Abstract:Motivated by the study of unlikely intersection in the moduli space of rational maps, we initiate our investigation on algebraic dynamics for families of regular polynomial skew products in this article. Our goals are threefold. (1) We classify special loci -- which contain a Zariski dense set of postcritically finite points -- in the moduli space of quadratic regular polynomial skew products. More precisely, special loci include families of homogeneous polynomial endomorphisms, families of split endomorphisms, and polynomial endomorphisms of the form $(x^2,y^2+bx)$ up to conjugacy. As a consequence, we verify a special case of a conjecture proposed by Zhong. (2) Let $F_t$ be a family of regular polynomial skew products defined over a number field $K$ and let $P_t, Q_t\in K[t]\times K[t]$ be two initial marked points. We introduce a good height $h_{P_t}(t)$ which is built from the theory of adelic line bundles for quasi projective varieties.
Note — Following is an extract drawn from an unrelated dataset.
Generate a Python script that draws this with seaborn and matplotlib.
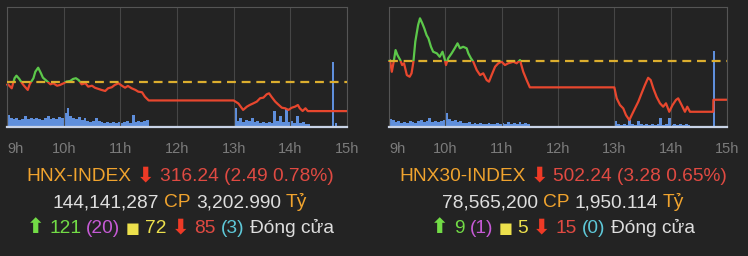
import numpy as np
import pandas as pd
import matplotlib
matplotlib.use("Agg")
import matplotlib.pyplot as plt
import seaborn as sns
from matplotlib.patches import Rectangle

# ---------------- DATA ----------------
hour_labels = ["9h", "10h", "11h", "12h", "13h", "14h", "15h"]

# HNX-INDEX (minutes after 9:00, index value)
hnx_t = [0, 1, 5, 8, 10, 13, 16, 18, 22, 24, 28, 30, 33, 36, 38, 42, 46, 49, 53, 56,
         60, 63, 67, 70, 73, 76, 79, 83, 86, 90, 93, 97, 100, 104, 107, 111, 114, 118,
         122, 125, 128, 132, 136, 139, 143, 146, 150,
         240, 245, 250, 254, 257, 261, 264.5, 268, 271.5, 275, 277.5, 280, 284, 287,
         291, 294.5, 298, 301.5, 305, 308, 310, 313, 316, 318.5, 360]
hnx_v = [318.50, 318.53, 318.19, 319.05, 319.27, 318.99, 318.62, 318.41, 318.05, 318.53,
         319.05, 319.61, 319.95, 319.47, 319.10, 318.82, 318.53, 318.62, 318.41, 318.47,
         318.62, 318.76, 318.82, 318.99, 319.05, 318.88, 318.53, 318.62, 318.33, 318.41,
         318.24, 318.13, 318.05, 317.96, 318.19, 318.28, 318.47, 318.62, 318.39, 318.24,
         318.39, 318.19, 318.05, 317.90, 317.85, 317.47, 317.15,
         317.15, 316.89, 316.34, 316.62, 316.76, 316.91, 317.05, 317.34, 317.39, 317.68,
         317.76, 317.47, 317.05, 316.82, 316.53, 316.48, 316.34, 316.53, 316.62, 316.76,
         316.48, 316.25, 316.48, 316.24, 316.24]
hnx_ref = 318.73

# volume (thousand shares per 3-minute bin)
hnx_vol_am = [1200, 900, 800, 900, 700, 800, 1100, 800, 900, 800, 900, 800, 700, 900, 1100,
              800, 900, 800, 1000, 900, 1400, 1900, 1100, 900, 800, 1000, 700, 900, 600, 500,
              600, 900, 600, 500, 400, 500, 400, 500, 400, 500, 400, 500, 600, 400, 1200,
              500, 600, 500, 600, 700]
hnx_vol_pm = [1900, 600, 900, 500, 700, 600, 900, 500, 600, 400, 500, 400, 500, 400, 1600,
              600, 1100, 500, 1800, 500, 600, 400, 1100, 400, 500, 300, 300]
hnx_atc_t = [344, 347]
hnx_atc_v = [6500, 400]

# HNX30-INDEX
h30_t = [0, 1, 3, 5, 7, 9, 12, 14, 16, 19, 22, 24, 26, 28, 31, 33, 35.5, 37.6, 40, 42,
         44.7, 47, 51, 54, 57, 59.6, 60.7, 63, 66.7, 70, 73, 75.6, 79, 82.7, 84.5, 87.3,
         89.8, 93.4, 97, 100.4, 104, 106.5, 109.3, 113, 116.4, 120, 123.5, 127, 132.4,
         136, 139.5, 143, 146.6, 150,
         240, 242.5, 246, 249.5, 252.4, 256, 258.5, 262, 265.5, 269, 272.6, 276, 278.7,
         281.5, 285, 288.6, 292, 295, 298.5, 302, 305.6, 308, 311.7, 315.2, 317.7, 320.6,
         345.4, 345.5, 360]
h30_v = [505.52, 505.60, 504.61, 505.46, 506.45, 506.03, 505.60, 505.18, 505.33, 504.33,
         504.19, 504.48, 505.46, 507.16, 508.57, 509.14, 508.71, 508.29, 507.72, 507.44,
         506.73, 506.31, 506.17, 505.88, 506.31, 505.60, 505.18, 505.75, 506.17, 506.60,
         507.02, 506.60, 506.73, 506.60, 506.17, 505.75, 505.46, 504.76, 504.33, 504.48,
         503.91, 503.77, 504.33, 505.04, 505.33, 505.46, 505.18, 505.33, 505.46, 505.33,
         505.60, 504.61, 503.91, 503.29,
         503.29, 502.36, 501.79, 501.51, 500.94, 500.52, 500.94, 501.51, 502.07, 502.78,
         503.49, 504.10, 503.91, 503.21, 502.49, 501.94, 501.65, 501.94, 501.22, 501.79,
         502.22, 502.36, 501.79, 501.22, 501.65, 501.22, 501.22, 502.24, 502.24]
h30_ref = 505.52

h30_vol_am = [800, 700, 500, 600, 400, 500, 400, 600, 500, 400, 600, 700, 500, 600, 900,
              500, 600, 500, 600, 700, 1400, 800, 600, 700, 500, 600, 400, 400, 500, 300,
              400, 300, 400, 300, 300, 400, 300, 300, 400, 300, 400, 300, 500, 300, 400,
              300, 500, 300, 400, 300]
h30_vol_pm = [600, 300, 200, 300, 200, 700, 300, 200, 600, 300, 200, 300, 200, 300, 200,
              300, 900, 200, 300, 900, 200, 300, 200, 300, 200, 300, 200]
h30_atc_t = [345]
h30_atc_v = [7600]

# summary texts
names = ["HNX-INDEX", "HNX30-INDEX"]
closes = ["316.24", "502.24"]
changes = ["2.49", "3.28"]
pcts = ["0.78%", "0.65%"]
shares = ["144,141,287", "78,565,200"]
values_bn = ["3,202.990", "1,950.114"]
up_counts = ["121", "9"]
ceil_counts = ["20", "1"]
flat_counts = ["72", "5"]
down_counts = ["85", "15"]
floor_counts = ["3", "0"]

# ---------------- STYLE ----------------
BG = "#232323"
RED = "#e8472e"
GREEN = "#5cc84a"
YEL_DASH = "#dcae2e"
VOL = "#5f8fdc"
GRID = "#464646"
ORANGE = "#f0a32e"
WHITE = "#dedede"
RED_TXT = "#e04a42"
RED_ARROW = "#ee3a26"
GREEN_TXT = "#72dc46"
PURPLE = "#c65ad6"
YELLOW = "#ece04c"
CYAN = "#5ec8d8"

sns.set_theme(style="dark")
plt.rcParams['font.family'] = ['Liberation Sans', 'DejaVu Sans']

W, H = 748, 256
fig = plt.figure(figsize=(W / 100, H / 100), dpi=100, facecolor=BG)


def px_axes(l, t, r, b):
    return fig.add_axes([l / W, 1 - b / H, (r - l) / W, (b - t) / H])


def panel(ax, t, v, ref, ylim, vol_am, vol_pm, atc_t, atc_v, vol_top):
    ax2 = ax.twinx()
    ax2.set_zorder(1)
    ax.set_zorder(2)
    ax.patch.set_visible(False)
    ax2.patch.set_facecolor(BG)
    ax2.patch.set_visible(True)

    am_t = np.arange(len(vol_am)) * 3
    pm_t = 240 + np.arange(len(vol_pm)) * 3
    ax2.bar(am_t, vol_am, width=3, align='edge', color=VOL, linewidth=0)
    ax2.bar(pm_t, vol_pm, width=3, align='edge', color=VOL, linewidth=0)
    ax2.bar(atc_t, atc_v, width=2, align='edge', color=VOL, linewidth=0)
    ax2.set_ylim(0, vol_top)
    ax2.set_yticks([])
    for s in ax2.spines.values():
        s.set_visible(False)

    df = pd.DataFrame({"t": t, "v": v})
    sns.lineplot(data=df, x="t", y="v", ax=ax, color=RED, linewidth=1.6,
                 estimator=None, sort=False)
    red_line = ax.lines[-1]
    sns.lineplot(data=df, x="t", y="v", ax=ax, color=GREEN, linewidth=1.6,
                 estimator=None, sort=False)
    green_line = ax.lines[-1]
    red_line.set_clip_path(Rectangle((-20, ylim[0] - 20), 420, ref - ylim[0] + 20,
                                     transform=ax.transData))
    green_line.set_clip_path(Rectangle((-20, ref), 420, 200, transform=ax.transData))

    ax.axhline(ref, color=YEL_DASH, linewidth=1.6, dashes=(4, 2.6), zorder=3)

    ax.set_xlim(0, 360)
    ax.set_ylim(*ylim)
    ax.set_xticks(range(0, 361, 60))
    ax.set_xticklabels(hour_labels)
    ax.set_yticks([])
    ax.set_xlabel("")
    ax.set_ylabel("")
    ax.grid(axis="x", color=GRID, linewidth=0.8)
    ax.grid(axis="y", visible=False)
    ax.tick_params(axis="x", colors="#7b7b7b", labelsize=10.5, length=0, pad=11)
    for k, s in ax.spines.items():
        s.set_visible(True)
        s.set_color("#555555")
        s.set_linewidth(0.8)
    ax.spines["bottom"].set_color("#c9d3e6")
    ax.spines["bottom"].set_linewidth(1.6)
    ax.get_xticklabels()[0].set_horizontalalignment("left")


axL = px_axes(7, 7, 347, 127)
panel(axL, hnx_t, hnx_v, hnx_ref, (314.88, 325.14), hnx_vol_am, hnx_vol_pm,
      hnx_atc_t, hnx_atc_v, 12000)
axR = px_axes(389, 7, 727, 127)
panel(axR, h30_t, h30_v, h30_ref, (499.93, 510.10), h30_vol_am, h30_vol_pm,
      h30_atc_t, h30_atc_v, 12000)

renderer = fig.canvas.get_renderer()
FS = 13.8


def rich(parts, cx, base_y):
    items = []
    for p in parts:
        s, c = p[0], p[1]
        sz = p[2] if len(p) > 2 else FS
        kw = p[3] if len(p) > 3 else {}
        txt = fig.text(0, 1 - base_y / H, s, color=c, fontsize=sz,
                       va="baseline", ha="left", **kw)
        w = txt.get_window_extent(renderer).width
        items.append((txt, w))
    gap = FS * 0.27 * 100 / 72
    total = sum(w for _, w in items) + gap * (len(items) - 1)
    x = cx - total / 2
    for txt, w in items:
        txt.set_x(x / W)
        x += w + gap


ARW = {"family": ["DejaVu Sans"], "fontweight": "bold"}
for i, cx in enumerate([180, 563]):
    rich([(names[i], ORANGE), ("\u2b07", RED_ARROW, 15, ARW),
          (f"{closes[i]} ({changes[i]} {pcts[i]})", RED_TXT)], cx, 181)
    rich([(shares[i], WHITE), ("CP", ORANGE), (values_bn[i], WHITE), ("Tỷ", ORANGE)],
         cx, 207)
    rich([("\u2b06", GREEN_TXT, 15, ARW), (up_counts[i], GREEN_TXT),
          (f"({ceil_counts[i]})", PURPLE), ("\u25a0", YELLOW, 10.5, {"family": ["DejaVu Sans"]}),
          (flat_counts[i], YELLOW), ("\u2b07", RED_ARROW, 15, ARW), (down_counts[i], RED_TXT),
          (f"({floor_counts[i]})", CYAN), ("Đóng cửa", WHITE)], cx, 233)

fig.savefig("out.png", dpi=100, facecolor=BG)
We show that the set of parameters $t_0\in \overline{K}$ for which $P_{t_0}$ and $Q_{t_0}$ are simultaneously $F_{t_0}$-preperiodic is infinite if and only if $h_{P_t}=h_{Q_t}$. (3) As an application of $h_{P_t}$, we show that, under some degree conditions of $P_t$, if there is an infinite set of parameters $t_0$ for which the marked point $P_{t_0}$ is preperiodic under $F_{t_0}$, then the Zariski closure of the forward orbit of $P_t$ lives in a proper subvariety of $\mathbb{P}^2$. As a by-product, we conditionally verify a special case of a conjecture of DeMarco--Mavraki which is a relative version of the Dynamical Manin--Mumford Conjecture.